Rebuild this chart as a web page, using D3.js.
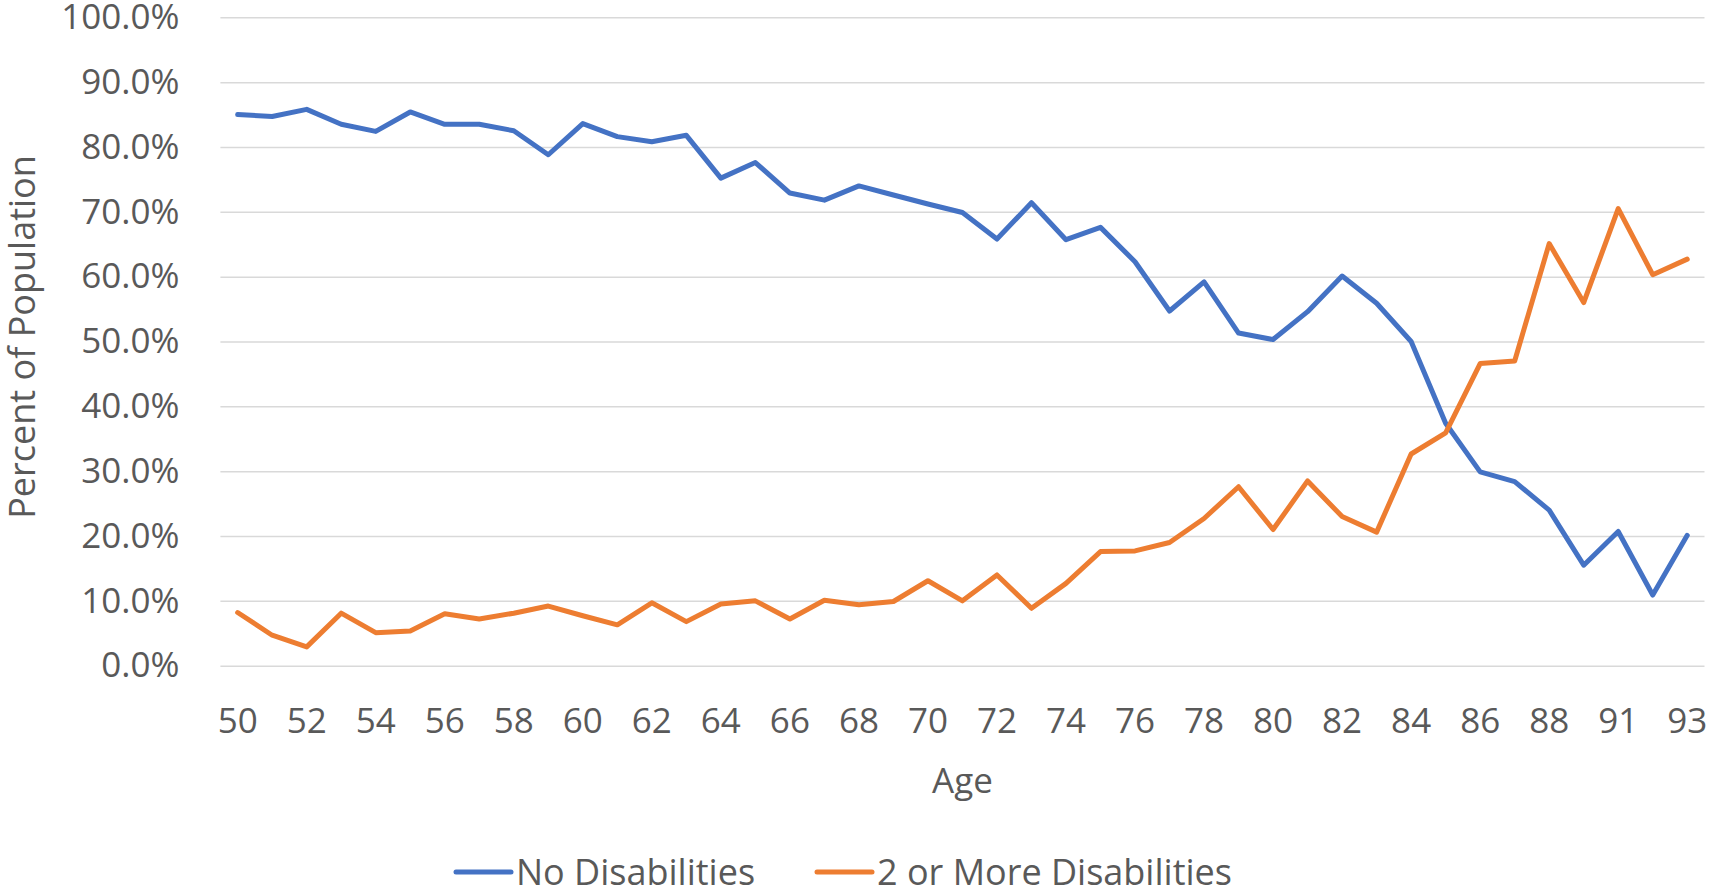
<!DOCTYPE html>
<html>
<head>
<meta charset="utf-8">
<script src="https://cdn.jsdelivr.net/npm/d3@7"></script>
<style>
  body { margin: 0; background: #fff; }
  svg { display: block; font-family: 'Open Sans', sans-serif; }
  .axis text { fill: #595959; font-size: 35px; font-family: 'Open Sans', sans-serif; }
  .axis.y line { stroke: #d9d9d9; stroke-width: 1.5px; }
</style>
</head>
<body>
<script>
const ages = [50, 51, 52, 53, 54, 55, 56, 57, 58, 59, 60, 61, 62, 63, 64, 65, 66, 67, 68, 69,
  70, 71, 72, 73, 74, 75, 76, 77, 78, 79, 80, 81, 82, 83, 84, 85, 86, 87, 88, 89, 91, 92, 93]

const noDisabilities = [85.0, 84.7, 85.8, 83.5, 82.4, 85.4, 83.5, 83.5, 82.5, 78.8,
  83.6, 81.6, 80.8, 81.8, 75.2, 77.6, 72.9, 71.8, 74.0, 72.6,
  71.2, 69.9, 65.8, 71.4, 65.7, 67.6, 62.3, 54.7, 59.2, 51.3,
  50.3, 54.6, 60.1, 55.9, 50.0, 37.4, 29.9, 28.4, 24.0, 15.5,
  20.7, 10.9, 20.1]

const twoOrMore = [8.2, 4.7, 2.9, 8.1, 5.1, 5.35, 8.0, 7.2, 8.1, 9.2,
  7.7, 6.3, 9.7, 6.8, 9.5, 10.0, 7.2, 10.1, 9.4, 9.9,
  13.1, 10.0, 14.0, 8.85, 12.7, 17.6, 17.7, 19.0, 22.7, 27.6,
  21.0, 28.5, 23.0, 20.6, 32.65, 35.9, 46.6, 47.0, 65.1, 56.0,
  70.5, 60.3, 62.7]

const seriesNames = ['No Disabilities', '2 or More Disabilities']
const colors = ['#4472c4', '#ed7d31']
const yTicks = [0, 10, 20, 30, 40, 50, 60, 70, 80, 90, 100]

const W = 1710, H = 889
const margin = {left: 220.4, right: 5.5, top: 17.3, bottom: 223.3}
const width = W - margin.left - margin.right
const height = H - margin.top - margin.bottom

const canvas = d3.select('body').append('svg').attr('width', W).attr('height', H)

const x = d3.scaleBand()
  .domain(ages)
  .range([0, width])

const y = d3.scaleLinear()
  .domain([0, 100])
  .range([height, 0])

const chartGroup = canvas.append('g')
  .attr('transform', `translate(${margin.left},${margin.top})`)

const yAxis = d3.axisLeft(y)
  .tickValues(yTicks)
  .tickSize(-width)
  .tickPadding(41)
  .tickFormat(d => d.toFixed(1) + '%')

chartGroup.append('g')
  .attr('class', 'axis y')
  .call(yAxis)
  .call(g => g.select('.domain').remove())

const xAxis = d3.axisBottom(x)
  .tickValues(ages.filter((a, i) => i % 2 === 0))
  .tickSize(0)
  .tickPadding(42)

chartGroup.append('g')
  .attr('class', 'axis x')
  .attr('transform', `translate(0, ${height})`)
  .call(xAxis)
  .call(g => g.select('.domain').remove())

const series = [noDisabilities, twoOrMore]
const line = d3.line()
  .x((d, i) => x(ages[i]) + x.bandwidth() / 2)
  .y(d => y(d))

chartGroup.selectAll('.series')
  .data(series)
  .enter().append('path')
  .attr('class', 'series')
  .attr('d', line)
  .attr('fill', 'none')
  .attr('stroke', (d, i) => colors[i])
  .attr('stroke-width', 5)
  .attr('stroke-linejoin', 'round')
  .attr('stroke-linecap', 'round')

// axis titles
canvas.append('text')
  .attr('x', margin.left + width / 2)
  .attr('y', 793)
  .attr('text-anchor', 'middle')
  .attr('fill', '#595959')
  .attr('font-size', 35)
  .text('Age')

canvas.append('text')
  .attr('transform', 'translate(35, 337) rotate(-90)')
  .attr('text-anchor', 'middle')
  .attr('fill', '#595959')
  .attr('font-size', 36)
  .text('Percent of Population')

// legend
const legendX = [456, 817]
const legend = canvas.selectAll('.legend')
  .data(seriesNames)
  .enter().append('g')
  .attr('class', 'legend')
  .attr('transform', (d, i) => `translate(${legendX[i]}, 872)`)

legend.append('line')
  .attr('x1', 0).attr('x2', 55)
  .attr('stroke', (d, i) => colors[i])
  .attr('stroke-width', 5)
  .attr('stroke-linecap', 'round')

legend.append('text')
  .attr('x', 60)
  .attr('y', 12.5)
  .attr('fill', '#595959')
  .attr('font-size', 36)
  .text(d => d)
</script>
</body>
</html>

-*-*-

#### EXERCISE PROMPT
The lines from the top of the data above through the one holding "70.5, 60.3, 62.7]" are to be repeated exactly, and only those, with no pictures.

#### FINAL RESULT
Rebuild this chart as a web page, using D3.js.
<!DOCTYPE html>
<html>
<head>
<meta charset="utf-8">
<script src="https://cdn.jsdelivr.net/npm/d3@7"></script>
<style>
  body { margin: 0; background: #fff; }
  svg { display: block; font-family: 'Open Sans', sans-serif; }
  .axis text { fill: #595959; font-size: 35px; font-family: 'Open Sans', sans-serif; }
  .axis.y line { stroke: #d9d9d9; stroke-width: 1.5px; }
</style>
</head>
<body>
<script>
const ages = [50, 51, 52, 53, 54, 55, 56, 57, 58, 59, 60, 61, 62, 63, 64, 65, 66, 67, 68, 69,
  70, 71, 72, 73, 74, 75, 76, 77, 78, 79, 80, 81, 82, 83, 84, 85, 86, 87, 88, 89, 91, 92, 93]

const noDisabilities = [85.0, 84.7, 85.8, 83.5, 82.4, 85.4, 83.5, 83.5, 82.5, 78.8,
  83.6, 81.6, 80.8, 81.8, 75.2, 77.6, 72.9, 71.8, 74.0, 72.6,
  71.2, 69.9, 65.8, 71.4, 65.7, 67.6, 62.3, 54.7, 59.2, 51.3,
  50.3, 54.6, 60.1, 55.9, 50.0, 37.4, 29.9, 28.4, 24.0, 15.5,
  20.7, 10.9, 20.1]

const twoOrMore = [8.2, 4.7, 2.9, 8.1, 5.1, 5.35, 8.0, 7.2, 8.1, 9.2,
  7.7, 6.3, 9.7, 6.8, 9.5, 10.0, 7.2, 10.1, 9.4, 9.9,
  13.1, 10.0, 14.0, 8.85, 12.7, 17.6, 17.7, 19.0, 22.7, 27.6,
  21.0, 28.5, 23.0, 20.6, 32.65, 35.9, 46.6, 47.0, 65.1, 56.0,
  70.5, 60.3, 62.7]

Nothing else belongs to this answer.